Visualizing and Debugging Your Rays
One of the biggest headaches with raycasting is that you can't see the rays by default. You're essentially coding in the dark. If your hit detection isn't working, you don't know if the ray is too short, pointing the wrong way, or hitting an invisible wall.
I always recommend writing a small helper function to "draw" the ray using a thin, neon part. You can stretch a part between the origin and the hit position to see exactly where your math is taking you. There are also some great community-made debugging modules that do this for you. Seeing the rays in real-time makes it so much easier to spot errors in your vector math.
Don't feel bad if your first few rays go flying off into the void. It's a rite of passage for every Roblox developer. Once you see the line visually, you'll usually have an "oh, duh" moment and fix the code in seconds.
Performance and Best Practices
While roblox raycast is very fast, you still want to be smart about it. Firing 5,000 rays every single frame is going to eventually tank your frame rate, especially on mobile devices.

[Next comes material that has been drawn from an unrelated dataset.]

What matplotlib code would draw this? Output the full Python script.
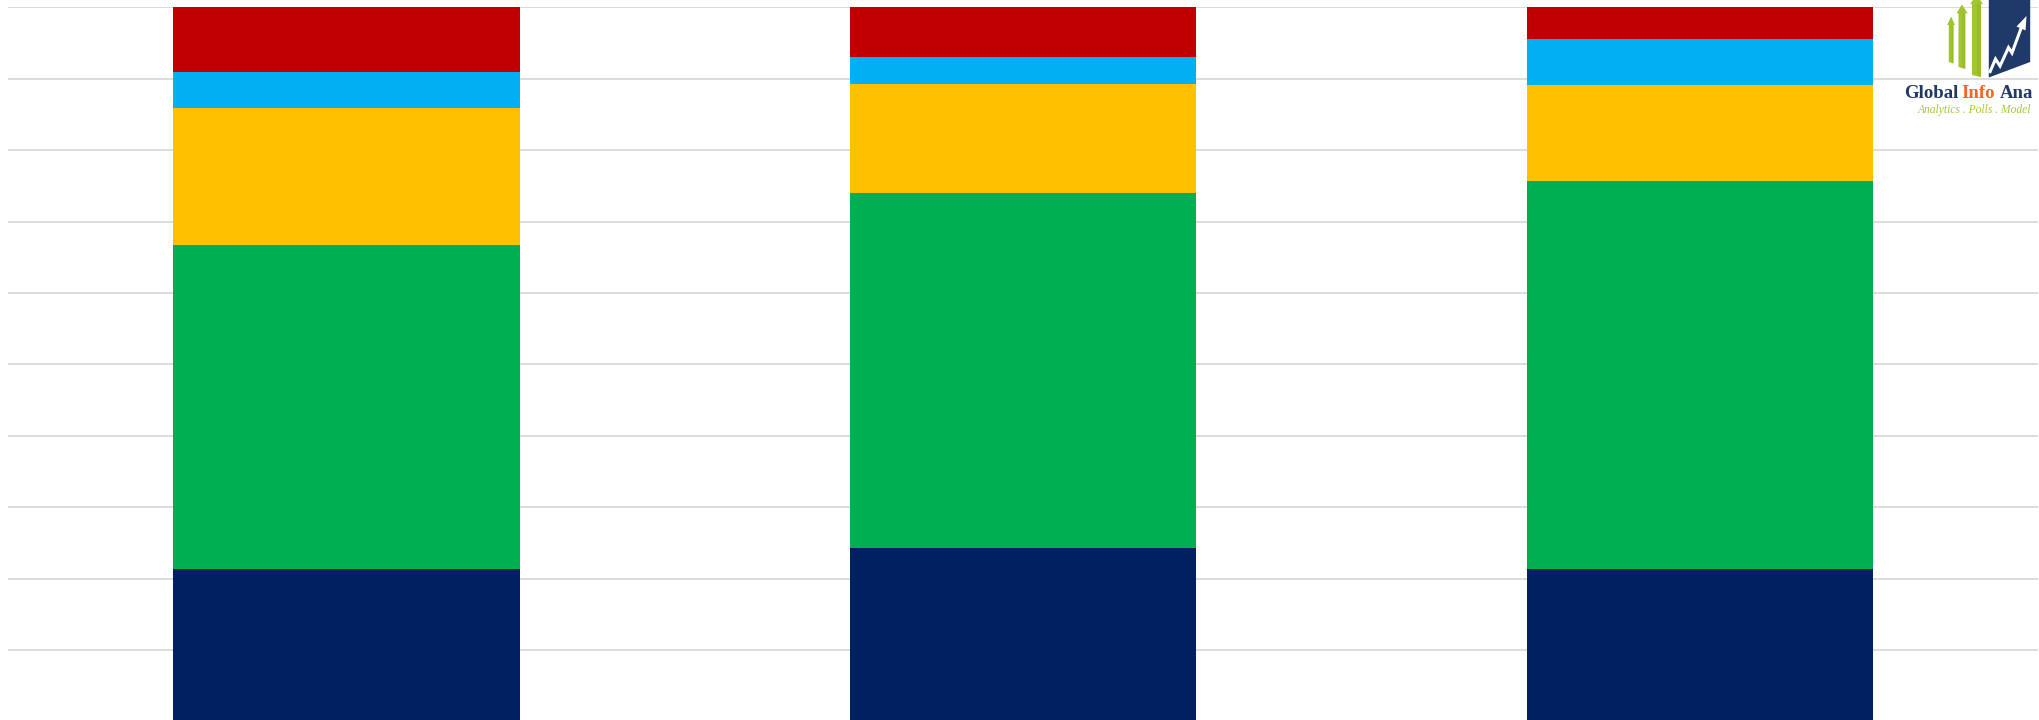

Most of the time, you don't need to raycast every frame. For a gun, you only fire once per click. For ground detection, you might only need to check every few heartbeats. Also, try to keep your rays as short as possible. A ray that goes 5,000 studs has to check way more potential parts than a ray that only goes 50 studs.
Another tip: use the RaycastParams effectively. The more things you can exclude from the search, the faster the engine can return a result. If you have a massive map with thousands of tiny decorative pebbles, maybe put those pebbles in a collision group that the raycast ignores completely.
Anyway, that's the long and short of it. Raycasting might feel like a math test at first, but it's actually the most powerful tool in your scripting arsenal. It bridges the gap between raw coordinates and actual gameplay interaction. Once you get comfortable with origins, directions, and results, you'll be able to build systems that feel professional, responsive, and—most importantly—fun. Just remember: (Target - Origin) is your best friend, and always check if your result is nil before using it. Happy scripting!